WHAT THE EXERCISE ASKS » Write the records below out again exactly as given, with no images.

—————

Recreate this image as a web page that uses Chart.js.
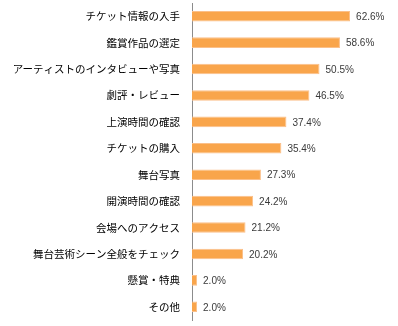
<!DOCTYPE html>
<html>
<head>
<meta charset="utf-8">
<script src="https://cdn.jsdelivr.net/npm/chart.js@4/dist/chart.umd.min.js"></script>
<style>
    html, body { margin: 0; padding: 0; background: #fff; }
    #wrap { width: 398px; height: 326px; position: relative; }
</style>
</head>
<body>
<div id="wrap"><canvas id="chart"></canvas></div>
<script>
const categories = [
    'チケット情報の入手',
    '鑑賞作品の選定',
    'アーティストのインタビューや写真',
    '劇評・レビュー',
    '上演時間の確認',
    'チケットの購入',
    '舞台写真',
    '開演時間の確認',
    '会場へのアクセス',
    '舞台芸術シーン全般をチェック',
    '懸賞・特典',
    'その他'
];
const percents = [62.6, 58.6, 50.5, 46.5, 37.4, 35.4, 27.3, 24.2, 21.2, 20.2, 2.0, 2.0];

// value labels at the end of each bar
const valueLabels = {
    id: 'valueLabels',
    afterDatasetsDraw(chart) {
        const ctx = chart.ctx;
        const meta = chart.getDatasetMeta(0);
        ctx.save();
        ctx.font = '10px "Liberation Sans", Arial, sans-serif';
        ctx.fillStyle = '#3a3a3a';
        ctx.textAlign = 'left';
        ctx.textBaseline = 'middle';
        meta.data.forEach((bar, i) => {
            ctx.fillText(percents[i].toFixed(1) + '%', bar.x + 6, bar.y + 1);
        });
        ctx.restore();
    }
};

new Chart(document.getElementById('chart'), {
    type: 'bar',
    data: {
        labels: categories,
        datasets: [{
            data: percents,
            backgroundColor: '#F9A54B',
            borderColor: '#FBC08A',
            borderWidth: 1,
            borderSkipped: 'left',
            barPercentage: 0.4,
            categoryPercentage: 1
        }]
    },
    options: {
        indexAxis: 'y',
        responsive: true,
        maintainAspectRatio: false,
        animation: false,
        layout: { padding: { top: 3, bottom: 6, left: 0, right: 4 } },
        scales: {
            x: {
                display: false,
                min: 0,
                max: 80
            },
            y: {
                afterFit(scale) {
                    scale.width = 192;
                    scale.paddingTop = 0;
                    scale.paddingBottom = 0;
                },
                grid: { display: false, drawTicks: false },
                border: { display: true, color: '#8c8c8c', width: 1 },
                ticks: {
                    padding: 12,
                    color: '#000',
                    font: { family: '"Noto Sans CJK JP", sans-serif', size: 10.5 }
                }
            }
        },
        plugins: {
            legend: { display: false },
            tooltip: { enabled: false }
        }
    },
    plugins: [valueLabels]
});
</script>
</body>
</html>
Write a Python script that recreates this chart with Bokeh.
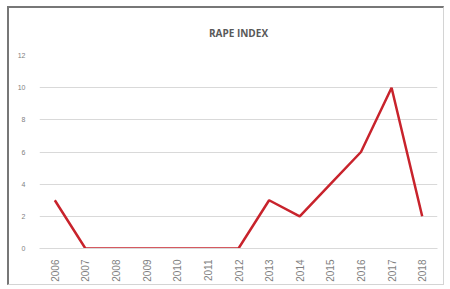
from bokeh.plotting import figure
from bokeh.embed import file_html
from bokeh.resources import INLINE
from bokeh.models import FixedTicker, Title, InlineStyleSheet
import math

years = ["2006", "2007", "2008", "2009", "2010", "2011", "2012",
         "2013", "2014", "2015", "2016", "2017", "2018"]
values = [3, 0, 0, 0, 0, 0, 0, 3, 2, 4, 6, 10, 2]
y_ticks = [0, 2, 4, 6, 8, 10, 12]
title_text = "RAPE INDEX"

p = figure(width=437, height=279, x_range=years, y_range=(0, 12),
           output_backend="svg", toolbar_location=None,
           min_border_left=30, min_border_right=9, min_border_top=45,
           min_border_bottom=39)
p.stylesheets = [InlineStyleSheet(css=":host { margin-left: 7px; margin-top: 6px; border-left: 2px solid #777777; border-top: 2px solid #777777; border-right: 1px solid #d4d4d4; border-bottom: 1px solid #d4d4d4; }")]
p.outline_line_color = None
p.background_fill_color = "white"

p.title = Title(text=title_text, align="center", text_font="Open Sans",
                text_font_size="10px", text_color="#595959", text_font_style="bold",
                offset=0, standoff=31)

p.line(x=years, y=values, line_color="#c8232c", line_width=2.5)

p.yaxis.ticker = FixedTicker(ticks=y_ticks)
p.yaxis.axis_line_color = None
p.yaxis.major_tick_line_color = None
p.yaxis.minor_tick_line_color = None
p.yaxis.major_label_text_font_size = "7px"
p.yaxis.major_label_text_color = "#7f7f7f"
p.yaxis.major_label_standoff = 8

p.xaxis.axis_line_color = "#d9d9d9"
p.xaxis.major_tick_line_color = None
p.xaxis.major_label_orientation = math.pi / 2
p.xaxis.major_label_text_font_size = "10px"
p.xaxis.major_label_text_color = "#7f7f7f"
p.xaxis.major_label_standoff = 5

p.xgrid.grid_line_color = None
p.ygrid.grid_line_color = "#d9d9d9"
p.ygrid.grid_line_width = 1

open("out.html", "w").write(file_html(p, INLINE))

—————

OUTPUT FOR THIS EXERCISE »
Recreate this image as a web page that uses Chart.js.
<!DOCTYPE html>
<html>
<head>
<meta charset="utf-8">
<script src="https://cdn.jsdelivr.net/npm/chart.js@4/dist/chart.umd.min.js"></script>
<style>
    html, body { margin: 0; padding: 0; background: #fff; }
    #wrap { width: 398px; height: 326px; position: relative; }
</style>
</head>
<body>
<div id="wrap"><canvas id="chart"></canvas></div>
<script>
const categories = [
    'チケット情報の入手',
    '鑑賞作品の選定',
    'アーティストのインタビューや写真',
    '劇評・レビュー',
    '上演時間の確認',
    'チケットの購入',
    '舞台写真',
    '開演時間の確認',
    '会場へのアクセス',
    '舞台芸術シーン全般をチェック',
    '懸賞・特典',
    'その他'
];
const percents = [62.6, 58.6, 50.5, 46.5, 37.4, 35.4, 27.3, 24.2, 21.2, 20.2, 2.0, 2.0];

// value labels at the end of each bar
const valueLabels = {
    id: 'valueLabels',
    afterDatasetsDraw(chart) {
        const ctx = chart.ctx;
        const meta = chart.getDatasetMeta(0);
        ctx.save();
        ctx.font = '10px "Liberation Sans", Arial, sans-serif';
        ctx.fillStyle = '#3a3a3a';
        ctx.textAlign = 'left';
        ctx.textBaseline = 'middle';
        meta.data.forEach((bar, i) => {
            ctx.fillText(percents[i].toFixed(1) + '%', bar.x + 6, bar.y + 1);
        });
        ctx.restore();
    }
};

new Chart(document.getElementById('chart'), {
    type: 'bar',
    data: {
        labels: categories,
        datasets: [{
            data: percents,
            backgroundColor: '#F9A54B',
            borderColor: '#FBC08A',
            borderWidth: 1,
            borderSkipped: 'left',
            barPercentage: 0.4,
            categoryPercentage: 1
        }]
    },
    options: {
        indexAxis: 'y',
        responsive: true,
        maintainAspectRatio: false,
        animation: false,
        layout: { padding: { top: 3, bottom: 6, left: 0, right: 4 } },
        scales: {
            x: {
                display: false,
                min: 0,
                max: 80
            },
            y: {
                afterFit(scale) {
                    scale.width = 192;
                    scale.paddingTop = 0;
                    scale.paddingBottom = 0;
                },
                grid: { display: false, drawTicks: false },
                border: { display: true, color: '#8c8c8c', width: 1 },
                ticks: {
                    padding: 12,
                    color: '#000',
                    font: { family: '"Noto Sans CJK JP", sans-serif', size: 10.5 }
                }
            }
        },
        plugins: {
            legend: { display: false },
            tooltip: { enabled: false }
        }
    },
    plugins: [valueLabels]
});
</script>
</body>
</html>
Write a Python script that recreates this chart with Bokeh.
from bokeh.plotting import figure
from bokeh.embed import file_html
from bokeh.resources import INLINE
from bokeh.models import FixedTicker, Title, InlineStyleSheet
import math

years = ["2006", "2007", "2008", "2009", "2010", "2011", "2012",
         "2013", "2014", "2015", "2016", "2017", "2018"]
values = [3, 0, 0, 0, 0, 0, 0, 3, 2, 4, 6, 10, 2]
y_ticks = [0, 2, 4, 6, 8, 10, 12]
title_text = "RAPE INDEX"

p = figure(width=437, height=279, x_range=years, y_range=(0, 12),
           output_backend="svg", toolbar_location=None,
           min_border_left=30, min_border_right=9, min_border_top=45,
           min_border_bottom=39)
p.stylesheets = [InlineStyleSheet(css=":host { margin-left: 7px; margin-top: 6px; border-left: 2px solid #777777; border-top: 2px solid #777777; border-right: 1px solid #d4d4d4; border-bottom: 1px solid #d4d4d4; }")]
p.outline_line_color = None
p.background_fill_color = "white"

p.title = Title(text=title_text, align="center", text_font="Open Sans",
                text_font_size="10px", text_color="#595959", text_font_style="bold",
                offset=0, standoff=31)

p.line(x=years, y=values, line_color="#c8232c", line_width=2.5)

p.yaxis.ticker = FixedTicker(ticks=y_ticks)
p.yaxis.axis_line_color = None
p.yaxis.major_tick_line_color = None
p.yaxis.minor_tick_line_color = None
p.yaxis.major_label_text_font_size = "7px"
p.yaxis.major_label_text_color = "#7f7f7f"
p.yaxis.major_label_standoff = 8

p.xaxis.axis_line_color = "#d9d9d9"
p.xaxis.major_tick_line_color = None
p.xaxis.major_label_orientation = math.pi / 2
p.xaxis.major_label_text_font_size = "10px"
p.xaxis.major_label_text_color = "#7f7f7f"
p.xaxis.major_label_standoff = 5

p.xgrid.grid_line_color = None
p.ygrid.grid_line_color = "#d9d9d9"
p.ygrid.grid_line_width = 1

open("out.html", "w").write(file_html(p, INLINE))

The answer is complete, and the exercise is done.